The Hyundai Ioniq electric is a five-seat five-door hatchback that’s about the same size as the immensely popular Mazda3. However, under the bonnet you’ll find an electric motor rather than a petrol engine, and under the boot there’s a storage battery rather than a petrol tank.

Why is it important?

The Ioniq is the most significant commitment made by a major automotive brand in Australia to battery electric vehicles. It’s the cheapest electric car you can buy and it’s backed up by a plug-in petrol-electric hybrid version, which is also the price leader in its segment.

To complete the range there’s a hybrid model that directly attacks – and undercuts on price – the Toyota Prius.
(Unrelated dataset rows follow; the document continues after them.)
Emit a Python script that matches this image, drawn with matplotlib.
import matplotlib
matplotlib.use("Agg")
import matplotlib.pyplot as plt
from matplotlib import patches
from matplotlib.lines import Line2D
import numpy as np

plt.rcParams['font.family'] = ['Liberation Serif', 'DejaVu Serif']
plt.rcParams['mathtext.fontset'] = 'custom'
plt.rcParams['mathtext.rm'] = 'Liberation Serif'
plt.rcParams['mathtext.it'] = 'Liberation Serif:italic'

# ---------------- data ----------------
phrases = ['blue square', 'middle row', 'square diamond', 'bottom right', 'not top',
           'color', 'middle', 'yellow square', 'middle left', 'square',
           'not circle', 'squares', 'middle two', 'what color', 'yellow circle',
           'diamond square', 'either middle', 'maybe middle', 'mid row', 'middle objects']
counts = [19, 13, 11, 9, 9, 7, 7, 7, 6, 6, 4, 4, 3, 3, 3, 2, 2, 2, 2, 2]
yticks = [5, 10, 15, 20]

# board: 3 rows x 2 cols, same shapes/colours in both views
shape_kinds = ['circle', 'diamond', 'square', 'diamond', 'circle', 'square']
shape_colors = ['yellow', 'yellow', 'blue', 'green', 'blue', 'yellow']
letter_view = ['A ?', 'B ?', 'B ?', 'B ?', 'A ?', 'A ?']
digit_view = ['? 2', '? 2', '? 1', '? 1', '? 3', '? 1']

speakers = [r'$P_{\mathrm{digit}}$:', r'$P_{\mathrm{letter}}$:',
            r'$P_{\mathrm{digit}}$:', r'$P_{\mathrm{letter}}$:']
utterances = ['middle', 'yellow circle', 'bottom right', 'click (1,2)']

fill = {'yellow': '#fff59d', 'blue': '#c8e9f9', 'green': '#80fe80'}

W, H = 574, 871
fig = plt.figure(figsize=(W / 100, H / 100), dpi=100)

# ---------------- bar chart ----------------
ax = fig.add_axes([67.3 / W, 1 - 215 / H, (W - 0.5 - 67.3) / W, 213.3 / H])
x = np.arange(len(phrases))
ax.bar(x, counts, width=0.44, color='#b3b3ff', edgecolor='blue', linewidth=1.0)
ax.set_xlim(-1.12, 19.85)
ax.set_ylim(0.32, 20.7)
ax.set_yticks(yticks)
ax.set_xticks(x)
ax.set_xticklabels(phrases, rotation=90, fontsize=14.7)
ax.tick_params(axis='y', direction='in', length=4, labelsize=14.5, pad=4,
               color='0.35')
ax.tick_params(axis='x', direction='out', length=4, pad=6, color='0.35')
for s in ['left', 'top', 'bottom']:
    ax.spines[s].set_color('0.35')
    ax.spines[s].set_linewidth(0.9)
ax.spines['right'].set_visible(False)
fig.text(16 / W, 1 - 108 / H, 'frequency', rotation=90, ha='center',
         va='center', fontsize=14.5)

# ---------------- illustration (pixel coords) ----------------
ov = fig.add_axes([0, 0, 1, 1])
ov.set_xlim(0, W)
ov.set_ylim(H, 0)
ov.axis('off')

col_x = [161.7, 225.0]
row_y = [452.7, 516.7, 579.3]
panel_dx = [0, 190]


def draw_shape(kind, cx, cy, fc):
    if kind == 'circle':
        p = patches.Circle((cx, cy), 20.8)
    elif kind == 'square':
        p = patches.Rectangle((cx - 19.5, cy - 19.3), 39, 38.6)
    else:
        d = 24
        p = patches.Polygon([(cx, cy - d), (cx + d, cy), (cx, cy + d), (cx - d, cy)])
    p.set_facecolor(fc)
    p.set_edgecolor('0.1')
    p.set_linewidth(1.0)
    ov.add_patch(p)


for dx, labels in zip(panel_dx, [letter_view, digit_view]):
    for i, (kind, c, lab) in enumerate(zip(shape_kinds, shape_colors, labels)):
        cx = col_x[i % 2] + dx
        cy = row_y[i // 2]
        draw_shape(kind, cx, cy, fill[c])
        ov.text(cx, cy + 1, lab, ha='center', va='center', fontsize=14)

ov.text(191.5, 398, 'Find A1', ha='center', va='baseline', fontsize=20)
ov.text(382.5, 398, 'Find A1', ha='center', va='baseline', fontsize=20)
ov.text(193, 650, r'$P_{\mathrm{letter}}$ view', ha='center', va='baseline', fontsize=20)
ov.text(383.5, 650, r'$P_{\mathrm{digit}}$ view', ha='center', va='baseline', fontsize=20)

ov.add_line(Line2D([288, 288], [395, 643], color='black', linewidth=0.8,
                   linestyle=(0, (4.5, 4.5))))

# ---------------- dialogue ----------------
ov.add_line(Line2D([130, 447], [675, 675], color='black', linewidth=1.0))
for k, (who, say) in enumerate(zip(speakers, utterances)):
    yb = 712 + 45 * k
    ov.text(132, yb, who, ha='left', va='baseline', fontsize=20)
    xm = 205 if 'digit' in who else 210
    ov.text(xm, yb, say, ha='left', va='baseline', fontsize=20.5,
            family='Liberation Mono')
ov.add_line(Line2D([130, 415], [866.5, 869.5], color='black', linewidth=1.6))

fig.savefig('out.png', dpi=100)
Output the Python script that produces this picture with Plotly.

The interior of a left-hand drive Hyundai Ioniq. Photo: Getty

How much does the Ioniq cost?

The Ioniq electric is $44,990 in the elite grade. The premium is $48,990, both are plus on-road costs.

That’s not cheap, but considering most battery electric vehicles are coming from luxury manufacturers and cost more than $100,000, the Ioniq makes this technology available to a much wider group of buyers.

Ioniq has a five-year/unlimited kilometre warranty, an eight-year/160,000-kilometre battery warranty, and capped price servicing for all three models.

Service intervals are 12 months or 15,000 kilometres for all Ioniqs.

The battery electric vehicle costs just $160 a service out to 60 months, while both hybrids charge $265 for four of their five services and $465 at 48 months.

What does Ioniq get?

Elite equipment includes seven airbags, a suite of driver-assist systems including autonomous emergency braking, blind spot detection, lane keep assist and rear cross traffic alert; a reversing camera, satellite navigation, Apple CarPlay and Android Auto compatibility, and single-zone climate control.

The premium adds front park assist, LED headlights, a sunroof, leather seats and wireless smartphone charging.

There’s no room in the boot for a spare tyre. A five-star ANCAP rating is expected.

The Hyundai Ioniq could be a game-changer for the electric vehicle market. Photo: Getty

What do we like?

Going electric means no more tailpipe emissions. If you plug your Ioniq into a green power source, then your contribution to Australia’s carbon footprint is further reduced. On top of that, electricity is cheaper than petrol so you are saving money every time you recharge rather than refuel.

Electric motors have the wonderful trait of producing maximum pulling power from zero revs, so the Ioniq is terrific to drive in the cut and thrust of city and urban traffic. Without a petrol engine, the Ioniq is also hush quiet.

You also quickly get sucked into the hypermiling game, where you see how much electricity you can recharge into the battery with careful driving.

The Ioniq has been retuned for Australian roads so it drives with a nice balance of comfortable ride and secure handling.

What we don’t like

For all the hype about the improvements in range and recharging times for electric vehicles, it still takes a lot longer to refill a battery than a petrol tank. A fast charger can do it in about 20 minutes, but it is many hours plugged in at home.

It’s about 230 kilometres between refills, so it’s best to plan ahead, because you’ll be stuffed if you end up out of juice by the side of the road somewhere.

The downside to the Hyundai Ioniq is its long charging time. Photo: Getty

The Ioniq has a very sleek aerodynamic shape, but that costs passenger headroom in the rear seat. The boot would also be bigger if not for the storage battery.

Buy it or not?

Looked at without context, this is just an expensive small car with a short range and a slow refuelling system. On that basis it’s not a good buy.

But if you see the value in green motoring, can sort your recharging out so you’re not left with a flat battery and can perceive this as a cheap electric vehicle, then the Ioniq electric is worth serious consideration.